Реанимационное отделение представляло собой просторный зал, в центре которого располагался сестринский пост, а вдоль стен были устроены стеклянные боксы, похожие на большие аквариумы. Сдвижная дверь бокса номер четыре была приоткрыта, на стуле возле больничной кровати сидела какая-то женщина. Увидев меня, она встала и вышла из бокса мне навстречу.
– Здравствуйте. Вы, наверное, миссис Уолфман?
– Верно.
– Я Макс Ярвуд, друг вашего мужа. Мы с ним часто виделись в «Гардене».
Она улыбнулась.
– Я знаю, кто вы такой, Отто много о вас рассказывал. Он вас обожает. За все эти годы он не пропустил, наверное, ни одного матча с вашим участием.
Я улыбнулся в ответ.
– Вы меня ни с кем не перепутали? Обычно Отто называет меня молодым засранцем.
Миссис Уолфман усмехнулась.
– Отто ругает только тех, кто ему нравится.
Я посмотрел поверх ее плеча на кровать, на которой лежал Отто. Он был опутан проводами и трубками, подключенными к разным медицинским аппаратам и капельницам.
– Я только что узнал, что Отто заболел, и сразу приехал. Как он?
– Боюсь, не очень хорошо. Пневмония вызвала общий сепсис… – Миссис Уолфман вздохнула.
– Но я видел его совсем недавно, и он был в полном порядке…
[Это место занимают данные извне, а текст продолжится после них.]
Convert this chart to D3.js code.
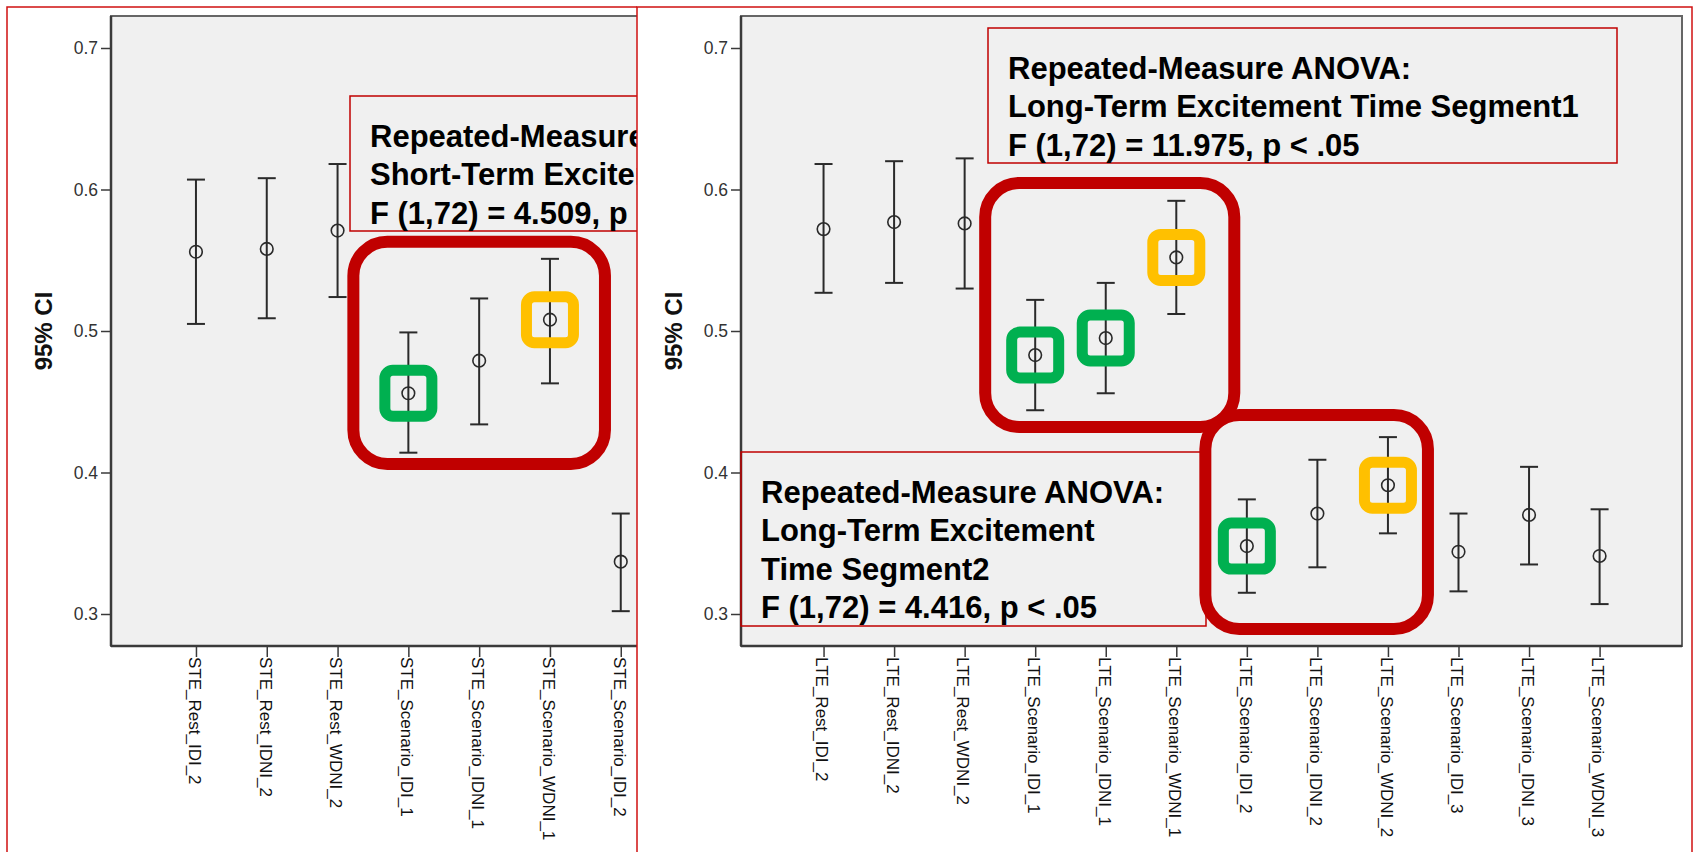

– Так и было, но… Эта болезнь… она застала нас врасплох. У Отто рак легких, поэтому приступы кашля для него обычное дело. Мы не обращали на них внимания, пока у него не поднялась температура. Химиотерапия ослабила иммунитет, поэтому болезнь развивалась очень быстро.
– Можно мне посидеть с ним несколько минут?
Дороти Уолфман – я только теперь вспомнил ее имя – кивнула.
– Я думаю, он был бы рад. Я как раз собиралась спуститься вниз, чтобы купить в «Старбаксе» стаканчик кофе, но не решалась его оставить. Если вы побудете с Отто, я как раз схожу…
Я кивнул.
– Не волнуйтесь, я вас дождусь.
– Если хотите, я могу принести кофе и вам.
– Нет, спасибо. – Я улыбнулся. – Отто терпеть не мог кофе из «Старбакса».
– А то я не знаю! – Она покачала головой. – Но мне он нравится. Хотите, открою вам один секрет? – Дороти поманила меня пальцем, и я наклонился ближе. – В буфете на кухне я держу упаковку простых белых пластиковых стаканчиков. Когда я покупаю себе кофе в «Старбаксе», я вставляю фирменный стакан в один из своих стаканов без маркировки, иначе Отто будет целый час ворчать, какой там паршивый кофе и какие высокие цены.
Я рассмеялся.
– Отличный ход, миссис Уолфман.
Она похлопала меня по плечу.
– Ладно, постараюсь не задерживаться.
Она ушла, а я так и остался стоять в дверях бокса, не зная, что мне делать, что сказать. Одна из медсестер прошла мимо меня, чтобы поменять на стойке одну из капельниц. Я обратил внимание, что, работая, она разговаривала с Отто вслух, рассказывая ему, что́ она делает и зачем. Когда она уже уходила, я спросил:
– Разве он вас слышит?
Медсестра улыбнулась; улыбка у нее была очень милая и немного усталая.